## Written request
Extract from the listing each line in which the word "with" appears.

===== Provided material

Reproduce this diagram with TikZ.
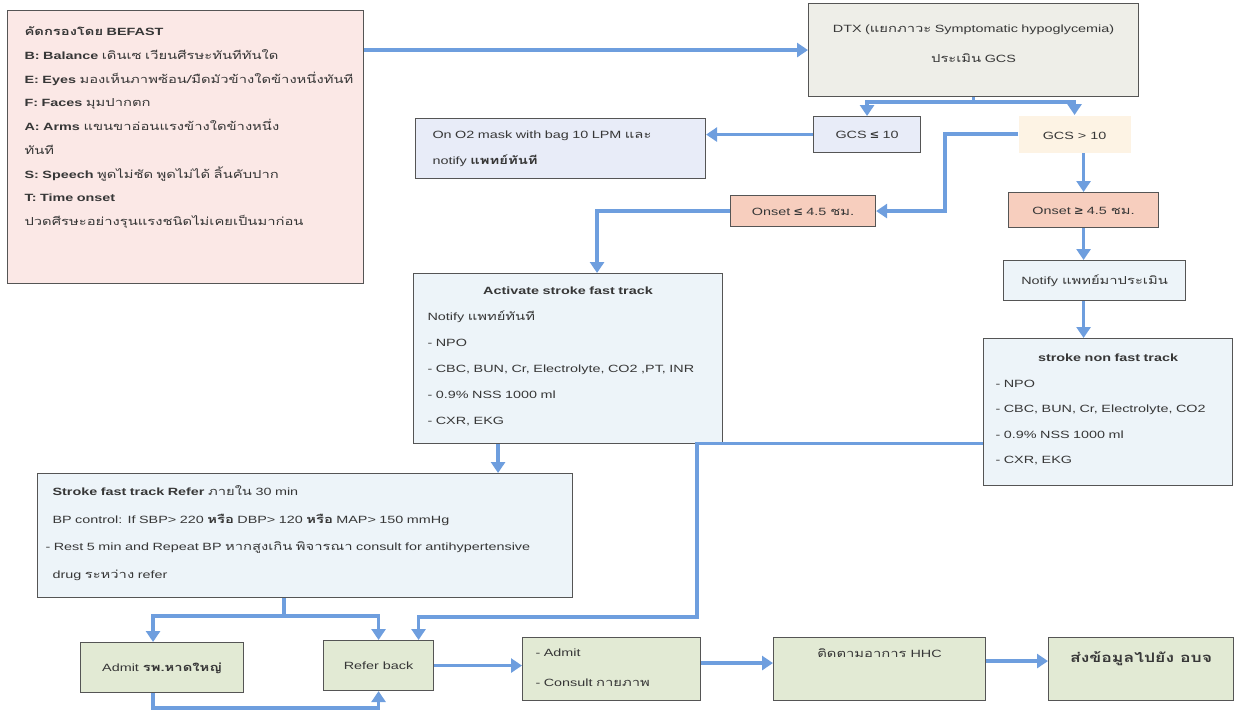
\documentclass[tikz,border=0pt]{standalone}
\usepackage{fontspec}
\setmainfont{Liberation Sans}[FakeStretch=1.37]
\newfontfamily\thaifont[Script=Thai,Scale=1.05,FakeStretch=1.34]{Loma}
\usepackage{xcolor}
\usepackage{tikz}
\usetikzlibrary{arrows.meta}

\newcommand{\thai}[1]{{\thaifont #1}}

\definecolor{pinkfill}{RGB}{251,232,230}
\definecolor{grayfill}{RGB}{238,238,232}
\definecolor{lavfill}{RGB}{232,236,248}
\definecolor{creamfill}{RGB}{253,243,228}
\definecolor{salmonfill}{RGB}{247,206,190}
\definecolor{bluefill}{RGB}{237,244,249}
\definecolor{greenfill}{RGB}{226,234,212}
\definecolor{flowblue}{RGB}{110,158,222}
\definecolor{edge}{RGB}{85,85,85}
\definecolor{ink}{RGB}{55,55,55}

\tikzset{
  box/.style={draw=edge, line width=1.1pt, anchor=north west, inner ysep=0pt,
    inner xsep=4pt, text=ink, align=center, font=\fontsize{10.5}{13}\selectfont},
  link/.style={draw=flowblue, line width=3.6pt},
  flow/.style={link, -{Triangle[length=11pt,width=14pt]}}
}

\begin{document}
\begin{tikzpicture}[x=1pt,y=-1pt]
    \useasboundingbox (0,0) rectangle (1239,717);
    % screening box
    \node[box, fill=pinkfill, text width=322pt, inner xsep=17pt, align=left,
      text height=25pt, text depth=248pt, font=\fontsize{10.5}{23.75}\selectfont] (befast) at (7,10)
      {\textbf{\thai{คัดกรองโดย} BEFAST}\\
       \textbf{B: Balance} \thai{เดินเซ เวียนศีรษะทันทีทันใด}\\
       \textbf{E: Eyes} \thai{มองเห็นภาพซ้อน/มืดมัวข้างใดข้างหนึ่งทันที}\\
       \textbf{F: Faces} \thai{มุมปากตก}\\
       \textbf{A: Arms} \thai{แขนขาอ่อนแรงข้างใดข้างหนึ่ง}\\
       \thai{ทันที}\\
       \textbf{S: Speech} \thai{พูดไม่ชัด พูดไม่ได้ ลิ้นคับปาก}\\
       \textbf{T: Time onset}\\
       \thai{ปวดศีรษะอย่างรุนแรงชนิดไม่เคยเป็นมาก่อน}};
    \node[box, fill=grayfill, text width=310pt, inner xsep=10pt,
      text height=29pt, text depth=64pt, font=\fontsize{10.5}{30}\selectfont] (dtx) at (808,3)
      {DTX (\thai{แยกภาวะ} Symptomatic hypoglycemia)\\ \thai{ประเมิน} GCS};
    % GCS split
    \node[box, fill=lavfill, minimum width=107pt, text height=22pt, text depth=14pt] (gcslow) at (813,116) {GCS \textbf{≤} 10};
    \node[box, draw=none, fill=creamfill, minimum width=112pt, text height=24pt, text depth=13pt] (gcshigh) at (1018,115) {GCS > 10};
    \node[box, fill=lavfill, text width=256pt, inner xsep=17pt, align=left,
      text height=20pt, text depth=40pt, font=\fontsize{10.5}{26}\selectfont] (oxygen) at (415,118)
      {On O2 mask with bag 10 LPM \thai{และ}\\ notify \textbf{\thai{แพทย์ทันที}}};
    \node[box, fill=salmonfill, minimum width=145pt, text height=20pt, text depth=11pt] (onsetlow) at (730,195) {Onset \textbf{≤} 4.5 \thai{ชม.}};
    \node[box, fill=salmonfill, minimum width=150pt, text height=22pt, text depth=13pt] (onsethigh) at (1008,192) {Onset \textbf{≥} 4.5 \thai{ชม.}};
    % fast track / non fast track
    \node[box, fill=bluefill, text width=281pt, inner xsep=14pt, align=left,
      text height=21pt, text depth=149pt, font=\fontsize{10.5}{26}\selectfont] (fast) at (413,273)
      {\makebox[\linewidth]{\textbf{Activate stroke fast track}}\\
       Notify \thai{แพทย์ทันที}\\
       - NPO\\
       - CBC, BUN, Cr, Electrolyte, CO2 ,PT, INR\\
       - 0.9\% NSS 1000 ml\\
       - CXR, EKG};
    \node[box, fill=bluefill, minimum width=182pt, text height=24pt, text depth=16pt] (notify) at (1003,260) {Notify \thai{แพทย์มาประเมิน}};
    \node[box, fill=bluefill, text width=225pt, inner xsep=12pt, align=left,
      text height=23pt, text depth=124pt, font=\fontsize{10.5}{25.5}\selectfont] (nonfast) at (983,338)
      {\makebox[\linewidth]{\textbf{stroke non fast track}}\\
       - NPO\\
       - CBC, BUN, Cr, Electrolyte, CO2\\
       - 0.9\% NSS 1000 ml\\
       - CXR, EKG};
    \node[box, fill=bluefill, text width=505pt, inner xsep=15pt, align=left,
      text height=22pt, text depth=102pt, font=\fontsize{10.5}{27.7}\selectfont] (refer) at (37,473)
      {\textbf{Stroke fast track Refer} \thai{ภายใน} 30 min\\
       BP control: If SBP> 220 \textbf{\thai{หรือ}} DBP> 120 \textbf{\thai{หรือ}} MAP> 150 mmHg\\
       \hspace*{-7pt}- Rest 5 min and Repeat BP \thai{หากสูงเกิน พิจารณา} consult for antihypertensive\\
       drug \thai{ระหว่าง} refer};
    % bottom row
    \node[box, fill=greenfill, minimum width=163pt, text height=29pt, text depth=21pt] (admit) at (80,642) {Admit \textbf{\thai{รพ.หาดใหญ่}}};
    \node[box, fill=greenfill, minimum width=110pt, text height=29pt, text depth=21pt] (referback) at (323,640) {Refer back};
    \node[box, fill=greenfill, text width=152pt, inner xsep=13pt, align=left,
      text height=19pt, text depth=44pt, font=\fontsize{10.5}{30}\selectfont] (consult) at (522,637)
      {- Admit\\ - Consult \thai{กายภาพ}};
    \node[box, fill=greenfill, minimum width=212pt, text height=20pt, text depth=43pt] (hhc) at (773,637) {\thai{ติดตามอาการ} HHC};
    \node[box, fill=greenfill, minimum width=185pt, text height=25pt, text depth=38pt,
      font=\fontsize{12.5}{15}\selectfont\bfseries] (data) at (1048,637) {\thai{ส่งข้อมูลไปยัง อบจ}};

    % connectors
    \draw[flow] (dtx.west -| befast.east) -- (dtx.west);
    \draw[flow] (dtx.south) -- ++(0,5) -| (gcslow.north);
    \draw[flow] (dtx.south) -- ++(0,5) -| (gcshigh.north);
    \draw[flow] (gcslow.west) -- (gcslow.west -| oxygen.east);
    \draw[flow] (gcshigh.west) -- ++(-73,0) |- (onsetlow.east);
    \draw[flow] (onsethigh.north |- gcshigh.south) -- (onsethigh.north);
    \draw[flow] (onsetlow.west) -| ([xshift=29pt]fast.north);
    \draw[flow] (onsethigh.south) -- (onsethigh.south |- notify.north);
    \draw[flow] (onsethigh.south |- notify.south) -- (onsethigh.south |- nonfast.north);
    \draw[flow] ([xshift=-70pt]fast.south) -- ([xshift=-70pt]fast.south |- refer.north);
    \path ([xshift=-21pt]refer.south) ++(0,18) coordinate (fork);
    \draw[link] ([xshift=-21pt]refer.south) -- (fork);
    \draw[flow] (fork) -| ([xshift=-9pt]admit.north);
    \draw[flow] (fork) -| (referback.north);
    \coordinate (bend) at (697,617);
    \draw[flow] ([yshift=-31.5pt]nonfast.west) -| (bend) -| ([xshift=40pt]referback.north);
    \draw[flow] ([xshift=-9pt]admit.south) -- ++(0,15) -| (referback.south);
    \draw[flow] (referback.east) -- (referback.east -| consult.west);
    \draw[flow] ([yshift=6pt]consult.east) -- ([yshift=6pt]consult.east -| hhc.west);
    \draw[flow] ([yshift=8pt]hhc.east) -- ([yshift=8pt]hhc.east -| data.west);
\end{tikzpicture}
\end{document}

==========

## Full answer
Reproduce this diagram with TikZ.
      {On O2 mask with bag 10 LPM \thai{และ}\\ notify \textbf{\thai{แพทย์ทันที}}};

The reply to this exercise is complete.